[AIM] Include the line containing "const svgRef = useRef<SVGSVGElement>(null);" and all lines before it, repeated exactly from the listing below, without pictures.

[INFORMATION SUPPLIED]
____

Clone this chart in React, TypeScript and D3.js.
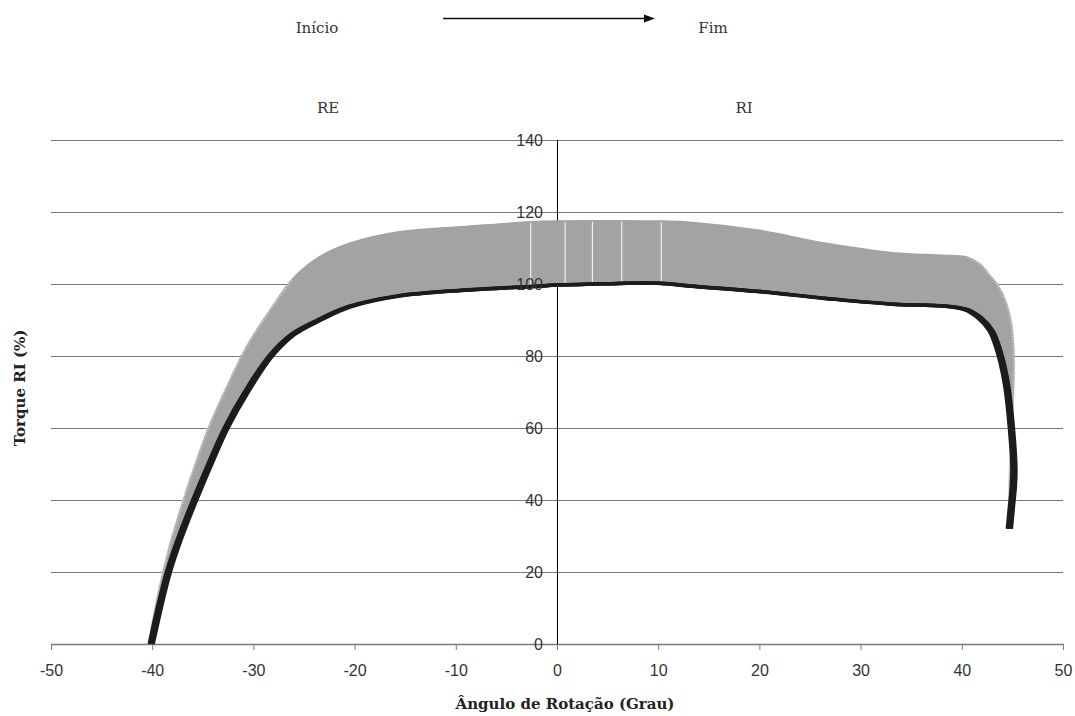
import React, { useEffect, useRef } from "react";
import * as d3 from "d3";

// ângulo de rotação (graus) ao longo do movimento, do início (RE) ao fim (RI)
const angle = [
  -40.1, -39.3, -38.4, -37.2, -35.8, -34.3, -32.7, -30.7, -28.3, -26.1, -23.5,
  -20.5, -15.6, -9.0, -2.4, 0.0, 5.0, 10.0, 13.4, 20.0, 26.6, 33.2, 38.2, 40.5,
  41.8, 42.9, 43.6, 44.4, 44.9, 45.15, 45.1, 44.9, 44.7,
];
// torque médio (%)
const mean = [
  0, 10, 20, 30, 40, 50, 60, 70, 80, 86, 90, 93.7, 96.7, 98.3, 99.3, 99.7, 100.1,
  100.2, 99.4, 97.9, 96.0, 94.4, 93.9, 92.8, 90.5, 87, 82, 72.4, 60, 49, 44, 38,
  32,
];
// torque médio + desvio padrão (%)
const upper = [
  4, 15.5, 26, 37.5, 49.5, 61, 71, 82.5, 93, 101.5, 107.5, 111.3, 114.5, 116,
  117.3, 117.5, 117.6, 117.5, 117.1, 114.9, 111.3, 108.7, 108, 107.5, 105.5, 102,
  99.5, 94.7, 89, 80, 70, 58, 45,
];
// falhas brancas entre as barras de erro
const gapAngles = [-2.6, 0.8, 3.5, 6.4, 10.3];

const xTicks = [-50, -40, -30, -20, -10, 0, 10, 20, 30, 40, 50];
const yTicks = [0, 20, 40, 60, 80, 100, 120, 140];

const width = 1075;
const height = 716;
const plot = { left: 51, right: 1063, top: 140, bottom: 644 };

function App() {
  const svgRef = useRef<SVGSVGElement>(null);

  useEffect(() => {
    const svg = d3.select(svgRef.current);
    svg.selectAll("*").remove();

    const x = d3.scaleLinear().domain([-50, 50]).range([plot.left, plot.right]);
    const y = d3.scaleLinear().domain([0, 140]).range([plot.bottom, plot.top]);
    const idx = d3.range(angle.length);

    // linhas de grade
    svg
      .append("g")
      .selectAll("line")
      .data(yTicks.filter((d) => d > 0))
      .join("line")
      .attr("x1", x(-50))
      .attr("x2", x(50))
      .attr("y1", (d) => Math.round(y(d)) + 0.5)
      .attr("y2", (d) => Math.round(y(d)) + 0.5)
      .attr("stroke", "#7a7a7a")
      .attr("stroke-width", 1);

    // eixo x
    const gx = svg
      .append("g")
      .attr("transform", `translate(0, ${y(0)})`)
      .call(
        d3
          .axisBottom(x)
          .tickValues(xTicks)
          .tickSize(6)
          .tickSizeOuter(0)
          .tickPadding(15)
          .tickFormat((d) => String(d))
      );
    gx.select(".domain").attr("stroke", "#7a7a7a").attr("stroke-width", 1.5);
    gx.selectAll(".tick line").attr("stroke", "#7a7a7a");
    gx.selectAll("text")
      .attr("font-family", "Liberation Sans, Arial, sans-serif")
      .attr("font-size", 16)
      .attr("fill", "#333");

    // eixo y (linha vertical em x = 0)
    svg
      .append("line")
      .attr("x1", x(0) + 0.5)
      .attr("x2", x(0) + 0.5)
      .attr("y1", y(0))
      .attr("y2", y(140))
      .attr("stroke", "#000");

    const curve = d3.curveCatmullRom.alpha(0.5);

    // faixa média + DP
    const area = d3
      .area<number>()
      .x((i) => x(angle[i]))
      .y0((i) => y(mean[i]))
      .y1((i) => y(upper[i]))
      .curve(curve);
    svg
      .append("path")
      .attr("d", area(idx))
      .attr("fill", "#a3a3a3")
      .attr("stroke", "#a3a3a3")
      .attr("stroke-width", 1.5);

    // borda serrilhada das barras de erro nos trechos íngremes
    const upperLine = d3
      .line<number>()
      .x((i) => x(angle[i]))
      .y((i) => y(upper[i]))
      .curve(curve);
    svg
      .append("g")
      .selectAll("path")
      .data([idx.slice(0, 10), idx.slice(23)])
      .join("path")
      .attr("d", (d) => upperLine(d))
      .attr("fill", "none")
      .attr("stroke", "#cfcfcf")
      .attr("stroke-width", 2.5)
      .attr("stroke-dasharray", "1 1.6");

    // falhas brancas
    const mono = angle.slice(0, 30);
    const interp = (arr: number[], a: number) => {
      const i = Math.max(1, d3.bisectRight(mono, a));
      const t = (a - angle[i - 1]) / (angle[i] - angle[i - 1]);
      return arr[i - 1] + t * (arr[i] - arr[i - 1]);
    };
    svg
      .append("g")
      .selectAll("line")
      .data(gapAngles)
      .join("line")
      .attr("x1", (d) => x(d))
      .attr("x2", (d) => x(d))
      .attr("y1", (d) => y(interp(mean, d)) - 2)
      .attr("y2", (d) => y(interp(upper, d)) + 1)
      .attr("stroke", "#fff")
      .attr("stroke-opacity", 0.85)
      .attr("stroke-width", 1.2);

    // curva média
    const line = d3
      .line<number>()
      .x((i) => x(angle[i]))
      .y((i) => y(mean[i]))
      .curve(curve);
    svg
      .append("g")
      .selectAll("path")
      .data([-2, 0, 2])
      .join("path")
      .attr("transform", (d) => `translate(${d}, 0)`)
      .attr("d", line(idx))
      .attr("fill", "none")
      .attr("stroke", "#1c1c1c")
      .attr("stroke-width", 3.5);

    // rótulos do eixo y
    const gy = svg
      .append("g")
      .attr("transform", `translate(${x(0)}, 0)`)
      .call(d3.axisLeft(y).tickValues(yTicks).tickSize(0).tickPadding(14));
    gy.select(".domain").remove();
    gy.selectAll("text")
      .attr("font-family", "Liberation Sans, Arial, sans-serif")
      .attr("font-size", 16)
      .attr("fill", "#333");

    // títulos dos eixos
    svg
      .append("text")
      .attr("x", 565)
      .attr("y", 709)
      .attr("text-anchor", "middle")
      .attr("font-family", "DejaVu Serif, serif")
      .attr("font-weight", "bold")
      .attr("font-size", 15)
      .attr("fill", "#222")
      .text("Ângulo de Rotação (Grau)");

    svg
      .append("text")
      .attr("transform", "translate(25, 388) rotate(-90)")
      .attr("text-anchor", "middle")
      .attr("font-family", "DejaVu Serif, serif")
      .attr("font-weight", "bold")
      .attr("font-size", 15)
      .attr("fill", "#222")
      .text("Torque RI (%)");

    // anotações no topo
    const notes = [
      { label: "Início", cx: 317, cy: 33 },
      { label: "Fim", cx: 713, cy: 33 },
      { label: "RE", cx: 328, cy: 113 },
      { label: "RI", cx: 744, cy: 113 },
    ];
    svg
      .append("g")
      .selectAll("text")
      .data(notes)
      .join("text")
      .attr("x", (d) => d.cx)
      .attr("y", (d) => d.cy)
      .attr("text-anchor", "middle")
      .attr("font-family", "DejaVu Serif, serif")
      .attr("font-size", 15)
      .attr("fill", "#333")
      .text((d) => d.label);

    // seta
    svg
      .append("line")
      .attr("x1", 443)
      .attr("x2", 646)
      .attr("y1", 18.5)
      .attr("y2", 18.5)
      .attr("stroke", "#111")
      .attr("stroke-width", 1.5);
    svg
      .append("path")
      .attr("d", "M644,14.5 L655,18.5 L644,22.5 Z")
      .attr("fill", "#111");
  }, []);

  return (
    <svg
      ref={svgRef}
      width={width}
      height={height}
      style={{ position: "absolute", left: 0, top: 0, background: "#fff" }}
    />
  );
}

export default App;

____

[TASK SOLUTION]
Clone this chart in React, TypeScript and D3.js.
import React, { useEffect, useRef } from "react";
import * as d3 from "d3";

// ângulo de rotação (graus) ao longo do movimento, do início (RE) ao fim (RI)
const angle = [
  -40.1, -39.3, -38.4, -37.2, -35.8, -34.3, -32.7, -30.7, -28.3, -26.1, -23.5,
  -20.5, -15.6, -9.0, -2.4, 0.0, 5.0, 10.0, 13.4, 20.0, 26.6, 33.2, 38.2, 40.5,
  41.8, 42.9, 43.6, 44.4, 44.9, 45.15, 45.1, 44.9, 44.7,
];
// torque médio (%)
const mean = [
  0, 10, 20, 30, 40, 50, 60, 70, 80, 86, 90, 93.7, 96.7, 98.3, 99.3, 99.7, 100.1,
  100.2, 99.4, 97.9, 96.0, 94.4, 93.9, 92.8, 90.5, 87, 82, 72.4, 60, 49, 44, 38,
  32,
];
// torque médio + desvio padrão (%)
const upper = [
  4, 15.5, 26, 37.5, 49.5, 61, 71, 82.5, 93, 101.5, 107.5, 111.3, 114.5, 116,
  117.3, 117.5, 117.6, 117.5, 117.1, 114.9, 111.3, 108.7, 108, 107.5, 105.5, 102,
  99.5, 94.7, 89, 80, 70, 58, 45,
];
// falhas brancas entre as barras de erro
const gapAngles = [-2.6, 0.8, 3.5, 6.4, 10.3];

const xTicks = [-50, -40, -30, -20, -10, 0, 10, 20, 30, 40, 50];
const yTicks = [0, 20, 40, 60, 80, 100, 120, 140];

const width = 1075;
const height = 716;
const plot = { left: 51, right: 1063, top: 140, bottom: 644 };

function App() {
  const svgRef = useRef<SVGSVGElement>(null);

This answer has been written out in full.